= Task details =
Exactly how many lines have the word "standalone"? Answer with the bare number.
_ _ _ _
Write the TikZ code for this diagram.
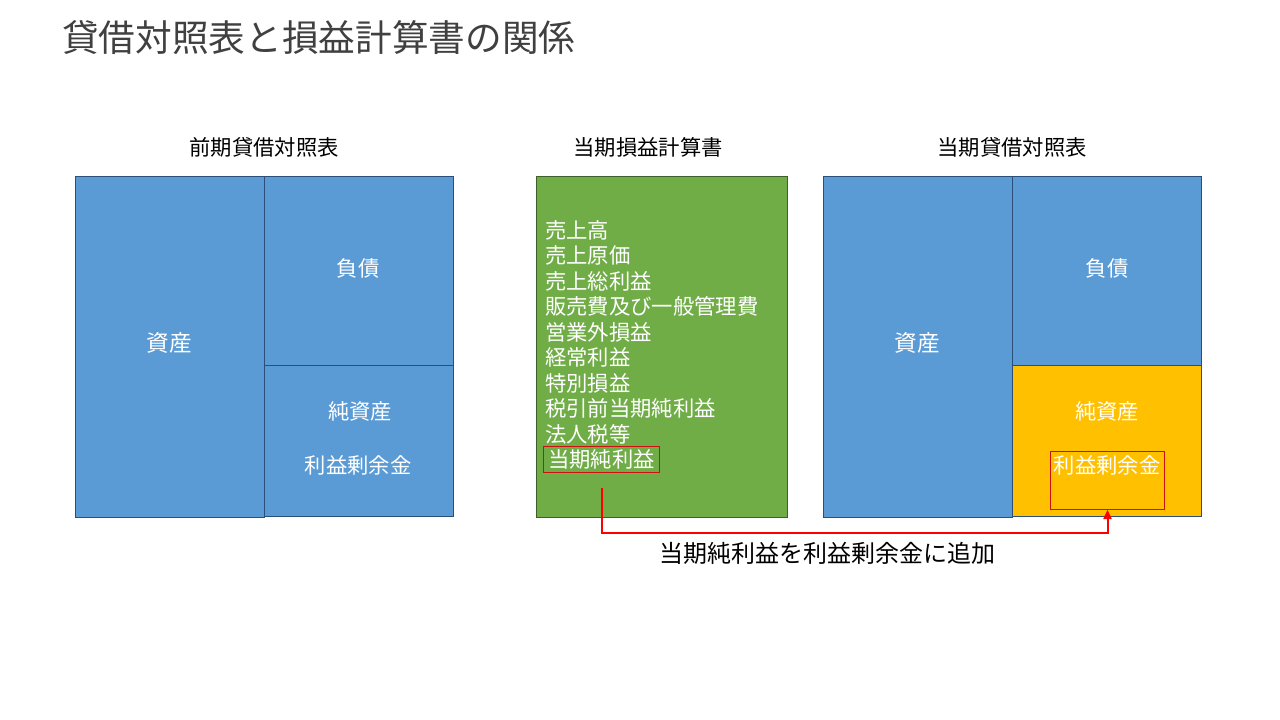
\documentclass[tikz,border=0pt]{standalone}
\usepackage{fontspec}
\setmainfont{Noto Sans CJK JP}
\usetikzlibrary{arrows.meta}
\definecolor{bsblue}{HTML}{5B9BD5}
\definecolor{bsedge}{HTML}{2B4F78}
\definecolor{plgreen}{HTML}{70AD47}
\definecolor{pledge}{HTML}{3F5F2A}
\definecolor{eqyellow}{HTML}{FFC000}
\definecolor{titlegray}{HTML}{404040}
\definecolor{boxred}{HTML}{D01010}
\definecolor{arrowred}{HTML}{FF0000}
\begin{document}
\begin{tikzpicture}[x=0.75pt,y=-0.75pt,
    blk/.style={fill=bsblue,draw=bsedge,line width=0.75pt},
    inbox/.style={text=white,inner sep=0,font=\fontsize{16}{19}\selectfont},
    head/.style={inner sep=0,font=\fontsize{16}{19}\selectfont}]
\useasboundingbox (0,0) rectangle (1280,720);

\node[anchor=west,inner sep=0,text=titlegray,font=\fontsize{27.5}{32}\selectfont] (title) at (62,38) {貸借対照表と損益計算書の関係};

\node[head] (h1) at (264,147) {前期貸借対照表};
\node[head] (h2) at (648,147) {当期損益計算書};
\node[head] (h3) at (1012,147) {当期貸借対照表};

% previous balance sheet
\filldraw[blk] (75,177) rectangle (264,517);
\filldraw[blk] (264,177) rectangle (453,365);
\filldraw[blk] (264,365) rectangle (453,516);
\node[inbox,font=\fontsize{17}{20}\selectfont] (a1) at (169,343) {資産};
\node[inbox] (d1) at (358,268) {負債};
\node[inbox] (e1) at (360,411) {純資産};
\node[inbox] (r1) at (358,465) {利益剰余金};

% income statement
\filldraw[fill=plgreen,draw=pledge,line width=0.75pt] (536,177) rectangle (787,517);
\foreach \t [count=\i] in {売上高,売上原価,売上総利益,販売費及び一般管理費,営業外損益,経常利益,特別損益,税引前当期純利益,法人税等}
    \node[inbox,anchor=west] (pl\i) at (545,{230+25.5*(\i-1)}) {\t};
\node[inbox,anchor=west,draw=boxred,line width=0.75pt,inner xsep=3.5pt,minimum height=19.5pt] (np) at (543,459) {当期純利益};

% current balance sheet
\filldraw[blk] (823,177) rectangle (1012,517);
\filldraw[blk] (1012,177) rectangle (1201,365);
\filldraw[fill=eqyellow,draw=bsedge,line width=0.75pt] (1012,365) rectangle (1201,516);
\node[inbox,font=\fontsize{17}{20}\selectfont] (a2) at (917,343) {資産};
\node[inbox] (d2) at (1107,268) {負債};
\node[inbox] (e2) at (1107,411) {純資産};
\node[draw=boxred,line width=0.75pt,minimum width=86pt,minimum height=43pt] (re) at (1107.5,480.5) {};
\node[inbox] (r2) at (1107,465) {利益剰余金};

\draw[arrowred,line width=1.5pt,-{Triangle[length=7pt,width=6pt]}] ([yshift=-11.25pt]np.south) -- ++(0,45) -| (re.south);
\node[inner sep=0,font=\fontsize{18}{22}\selectfont] (add) at (827,553) {当期純利益を利益剰余金に追加};

\end{tikzpicture}
\end{document}
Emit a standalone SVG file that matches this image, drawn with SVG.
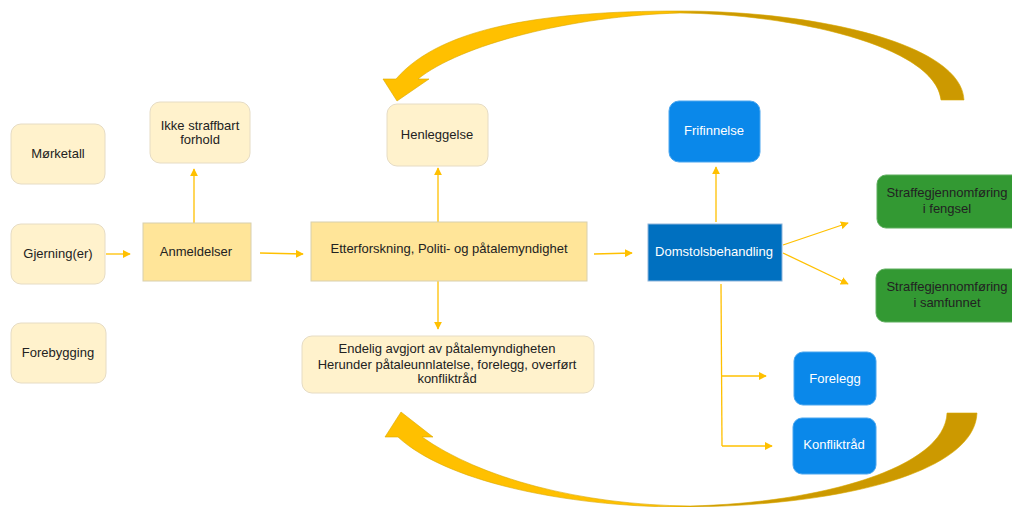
<svg xmlns="http://www.w3.org/2000/svg" width="1012" height="507" viewBox="0 0 1012 507">
<defs>
<marker id="ah" viewBox="0 0 10 10" refX="9" refY="5" markerWidth="8" markerHeight="8" markerUnits="userSpaceOnUse" orient="auto">
<path d="M0,0 L10,5 L0,10 Z" fill="#ffc000"/>
</marker>
<linearGradient id="gTop" x1="383" y1="0" x2="964" y2="0" gradientUnits="userSpaceOnUse">
<stop offset="0" stop-color="#ffc000"/><stop offset="0.49" stop-color="#ffc000"/><stop offset="0.54" stop-color="#cc9900"/><stop offset="1" stop-color="#cc9900"/>
</linearGradient>
<linearGradient id="gBot" x1="385" y1="0" x2="977" y2="0" gradientUnits="userSpaceOnUse">
<stop offset="0" stop-color="#ffc000"/><stop offset="0.49" stop-color="#ffc000"/><stop offset="0.54" stop-color="#cc9900"/><stop offset="1" stop-color="#cc9900"/>
</linearGradient>
</defs>
<style>
text{font-family:"Liberation Sans",Arial,sans-serif;font-size:13px;text-anchor:middle;fill:#222}
.pale{fill:#fff2cc;stroke:#e6dcc4;stroke-width:1}
.yel{fill:#ffe599;stroke:#d8cfae;stroke-width:1}
.blue{fill:#0a88ea;stroke:#4aa6ef;stroke-width:1}
.dblue{fill:#0070c0;stroke:#8db4da;stroke-width:1}
.green{fill:#339933;stroke:#5fae5f;stroke-width:1}
.w{fill:#fff}
.con line{stroke:#ffc000;stroke-width:1.3;fill:none}
</style>
<rect width="1012" height="507" fill="#fff"/>

<g id="big-arrows">
<path d="M964,100 C962,45 820,11 680,11 C540,11 440,28 396,79 L383,79 L397,101 L429,79 L418,79 C460,45 570,16 680,13 C790,14 935,45 941,100 Z" fill="url(#gTop)" stroke="#d9a800" stroke-width="0.6"/>
<path d="M977,413 C975,470 850,505 690,507 C580,508 450,485 398,437 L385,437 L401,412 L433,437 L422,437 C480,478 580,505 690,506 C820,503 945,468 947,413 Z" fill="url(#gBot)" stroke="#d9a800" stroke-width="0.6"/>
</g>

<g class="con" id="connectors">
<line x1="106" y1="254" x2="130" y2="254" marker-end="url(#ah)"/>
<line x1="194" y1="223" x2="194" y2="169" marker-end="url(#ah)"/>
<line x1="260" y1="253" x2="303" y2="254" marker-end="url(#ah)"/>
<line x1="438" y1="222" x2="438" y2="168" marker-end="url(#ah)"/>
<line x1="438" y1="281" x2="438" y2="329" marker-end="url(#ah)"/>
<line x1="594" y1="254" x2="632" y2="253" marker-end="url(#ah)"/>
<line x1="716" y1="222" x2="716" y2="167" marker-end="url(#ah)"/>
<line x1="783" y1="245" x2="848" y2="223" marker-end="url(#ah)"/>
<line x1="783" y1="253" x2="848" y2="284" marker-end="url(#ah)"/>
<line x1="721" y1="284" x2="722" y2="446"/>
<line x1="722" y1="376" x2="766" y2="376" marker-end="url(#ah)"/>
<line x1="722" y1="446" x2="772" y2="446" marker-end="url(#ah)"/>
</g>

<g id="morketall"><rect class="pale" x="11" y="124" width="94" height="60" rx="10"/><text x="58" y="158">Mørketall</text></g>
<g id="ikke-straffbart"><rect class="pale" x="150" y="102" width="100" height="61" rx="10"/><text x="200" y="130">Ikke straffbart</text><text x="200" y="144">forhold</text></g>
<g id="gjerning"><rect class="pale" x="11" y="224" width="94" height="60" rx="10"/><text x="58" y="258">Gjerning(er)</text></g>
<g id="anmeldelser"><rect class="yel" x="143" y="223" width="108" height="58"/><text x="196" y="256">Anmeldelser</text></g>
<g id="forebygging"><rect class="pale" x="11" y="323" width="95" height="60" rx="10"/><text x="58" y="357">Forebygging</text></g>
<g id="henleggelse"><rect class="pale" x="387" y="104" width="101" height="62" rx="10"/><text x="437" y="139">Henleggelse</text></g>
<g id="etterforskning"><rect class="yel" x="311" y="222" width="276" height="59"/><text x="449" y="253">Etterforskning, Politi- og påtalemyndighet</text></g>
<g id="endelig"><rect class="pale" x="302" y="336" width="292" height="57" rx="10"/><text x="447" y="353">Endelig avgjort av påtalemyndigheten</text><text x="447" y="369">Herunder påtaleunnlatelse, forelegg, overført</text><text x="447" y="383">konfliktråd</text></g>
<g id="frifinnelse"><rect class="blue" x="669" y="101" width="91" height="61" rx="10"/><text class="w" x="714" y="135">Frifinnelse</text></g>
<g id="domstol"><rect class="dblue" x="648" y="224" width="134" height="57"/><text class="w" x="714" y="256">Domstolsbehandling</text></g>
<g id="fengsel"><rect class="green" x="877" y="175" width="150" height="53" rx="9"/><text x="947" y="197">Straffegjennomføring</text><text x="947" y="213">i fengsel</text></g>
<g id="samfunnet"><rect class="green" x="876" y="269" width="150" height="53" rx="9"/><text x="947" y="291">Straffegjennomføring</text><text x="947" y="307">i samfunnet</text></g>
<g id="forelegg"><rect class="blue" x="794" y="352" width="82" height="53" rx="9"/><text class="w" x="835" y="383">Forelegg</text></g>
<g id="konfliktrad"><rect class="blue" x="793" y="418" width="83" height="56" rx="9"/><text class="w" x="834" y="449">Konfliktråd</text></g>
</svg>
_ _ _ _
= Output for this exercise =
2